Russian Businessman Tasked with Decorating Moscow Facades for World Cup Commissions 120-Foot Portrait of His Wife

The head of a Russian advertising agency tasked with creating large building facades to promote the 2018 World Cup in Russia has come under fire for using one of the nearly 50-meter-tall facades to pay tribute to his wife, by using her as the model.

Ivan Panteleev, director of advertising agency Novatek Art has been criticised by street artists and members of the general public for putting a giant portrait of his wife Daria on a building facade funded by the Moscow city budget. Four murals were commissioned and co-sponsored by the city’s public relations committee in 2016, to remind the people of Moscow of the upcoming (now ongoing) World Cup, and some people didn’t like that Panteleev used his wife, of all people, as the model for one of the giant artworks.

Photo: Novatek Art/Instagram 

“Usually, Ivan says his critics are just jealous. In this case – we’re definitely jealous. Don’t we all wish we had husbands like that, right ladies?” gallery director Anna Nistratova wrote in a sarcastic post on her Facebook page, after Novatek Art posted a photo of the controversial facade on its Instagram.

The resemblance of the blonde model depicted on the facade holding a football and Daria Panteleeva is quite striking, so Novatek Art’s director didn’t even try denying that she was the inspiration for the artwork, telling Reuters “It’s true that the model for this painting was my wife”.

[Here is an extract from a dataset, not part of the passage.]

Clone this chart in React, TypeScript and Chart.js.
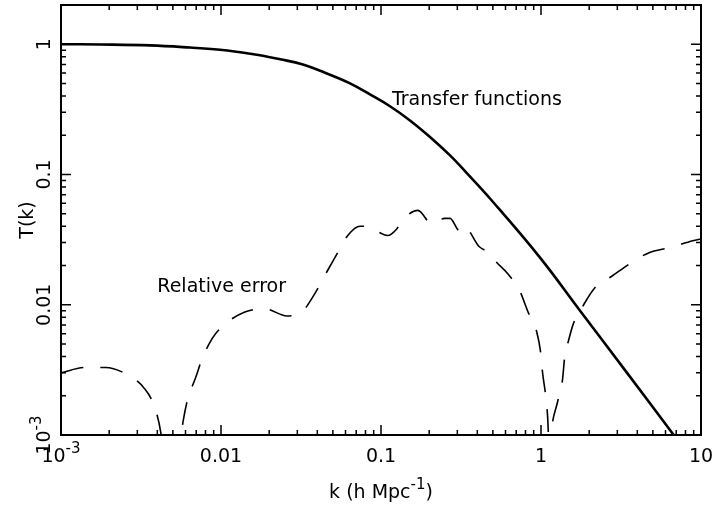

While some people didn’t find this revelation particularly interesting, there were those who criticised Panteleev, whose company has been cooperating with the Moscow mayor’s office and other authorities since 2011, earning tens of millions of roubles from various contracts, for his decision. It was Daria Panteleeva herself who defended him.

 

“If an artist or an organizer is commissioned to paint a ‘blonde Russian woman with a ball’… why should anyone care if the artist paints a woman they know or a stranger?” she wrote on in a social media post.